Question

The heat developed in a resistor $R_1$ connected to a cell is equal to the heat developed when it is connected to another resistance, $R_2$ replacing $R_1$ for the same time.

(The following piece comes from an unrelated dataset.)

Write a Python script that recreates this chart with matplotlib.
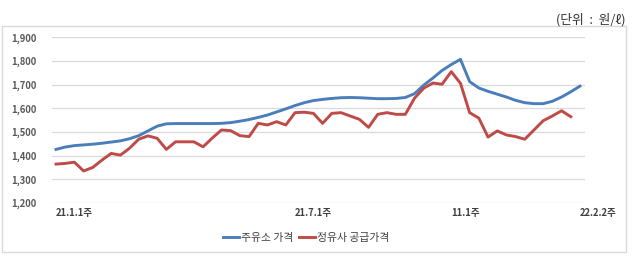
import matplotlib.pyplot as plt
from matplotlib.patches import Rectangle

plt.rcParams['font.family'] = ['Noto Sans CJK KR', 'DejaVu Sans']

# 주간 가격 (원/ℓ), 21.1.1주 ~ 22.2.2주
주유소 = [1427, 1437, 1443, 1446, 1449, 1453, 1458, 1463, 1472, 1485,
          1505, 1525, 1535, 1536, 1536, 1536, 1536, 1536, 1537, 1540,
          1546, 1553, 1562, 1572, 1585, 1598, 1612, 1624, 1633, 1638,
          1642, 1645, 1646, 1645, 1643, 1641, 1641, 1642, 1646, 1662,
          1698, 1728, 1760, 1785, 1807, 1713, 1686, 1672, 1660, 1648,
          1634, 1624, 1620, 1620, 1630, 1648, 1670, 1694]
정유사 = [1365, 1368, 1373, 1336, 1351, 1382, 1410, 1403, 1432, 1470,
          1484, 1474, 1427, 1459, 1459, 1459, 1438, 1475, 1509, 1506,
          1485, 1481, 1537, 1530, 1544, 1530, 1582, 1584, 1579, 1537,
          1579, 1582, 1568, 1554, 1520, 1575, 1582, 1575, 1575, 1643,
          1685, 1707, 1702, 1755, 1706, 1582, 1559, 1479, 1505, 1488,
          1481, 1470, 1509, 1548, 1568, 1590, 1565]

x_라벨_위치 = [0, 26, 43, 57]
x_라벨 = ["21.1.1주", "21.7.1주", "11.1주", "22.2.2주"]
y_눈금 = [1200, 1300, 1400, 1500, 1600, 1700, 1800, 1900]

fig = plt.figure(figsize=(6.39, 2.62), dpi=100)

# 바깥 테두리
fig.patches.append(Rectangle((2 / 639, 1 - 252 / 262), 624 / 639, 226 / 262,
                             transform=fig.transFigure, fill=False,
                             edgecolor="#d9d9d9", linewidth=1))

ax = fig.add_axes([52 / 639, 1 - 203.2 / 262, 533 / 639, 165.9 / 262])
ax.plot(range(len(주유소)), 주유소, color="#4a7ebb", lw=2.1, label="주유소 가격",
        solid_joinstyle="round")
ax.plot(range(len(정유사)), 정유사, color="#be4b48", lw=2.1, label="정유사 공급가격",
        solid_joinstyle="round")

ax.set_ylim(1200, 1900)
ax.set_xlim(-0.44, 57.55)
ax.set_yticks(y_눈금)
ax.set_yticklabels([f"{v:,}" for v in y_눈금], fontsize=6.8, color="#595959",
                   fontweight="bold")
ax.set_xticks([])
for p, t in zip(x_라벨_위치, x_라벨):
    ax.text(p, 1200 - 42, t, ha="left", va="center", fontsize=6.8,
            color="#404040", fontweight="bold")
ax.tick_params(axis="y", length=0, pad=11)
ax.grid(axis="y", color="#d9d9d9", lw=0.9)
ax.set_axisbelow(True)
for s in ax.spines.values():
    s.set_visible(False)

fig.legend(loc="center", bbox_to_anchor=(306 / 639, 1 - 238 / 262), ncol=2,
           frameon=False, fontsize=7.8, handlelength=1.5, handletextpad=0.15,
           columnspacing=0.5, labelcolor="#404040")

fig.text(626 / 639, 1 - 20 / 262, "(단위  :  원/ℓ)", ha="right", va="center",
         fontsize=9.2, color="#333333")

fig.savefig("out.png", dpi=100)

The internal resistance of the cell will be

• A. $\frac{R_1+R_2}{2}$
• B. $\frac{R_1{R}_2}{2(R_1+R_2)}$
• C. $\frac{R_1{R}_2}{R_1+R_2}$
• D. $\sqrt{R_1{R}_2}$

Answer 1

Answer: (D)

$\sqrt{R_1{R}_2}$

Initially $R_1$ connected to the cell and the heat developed in a resistor $R_1$ hence, current through resistor $R_1$ is $I_1=\frac{E}{R_1+r}$
then $R_2$ connected to the cell and the heat developed in a resistor $R_2$ hence, current through resistor $R_2$ is
$I_2=\frac{E}{R_2+r}$
Given that the heat developed in a resistor $R_1$ = the heat developed in a resistor $R_2$
$(I_1{)}^2{R}_1=(I_2{)}^2{R}_2$

${\left(\frac{E}{R_1+r}\right)}^2{R}_1={\left(\frac{E}{R_2+r}\right)}^2{R}_2$

${\left(\frac{R_1}{R_1+r}\right)}^2={\left(\frac{R_2}{R_2+r}\right)}^2$

$R_1(R_2+r{)}^2=R_2(R_1+r{)}^2$

$R_1\left(\right(R_2{)}^2+2r{R}_2+r^2)=R_2((R_1{)}^2+2r{R}_1+r^2)$

$R_1{R}_2(R_1+R_2)=r^2(R_1+R_2)$

$r^2=R_1{R}_2$

$r=\sqrt{R_1{R}_2}$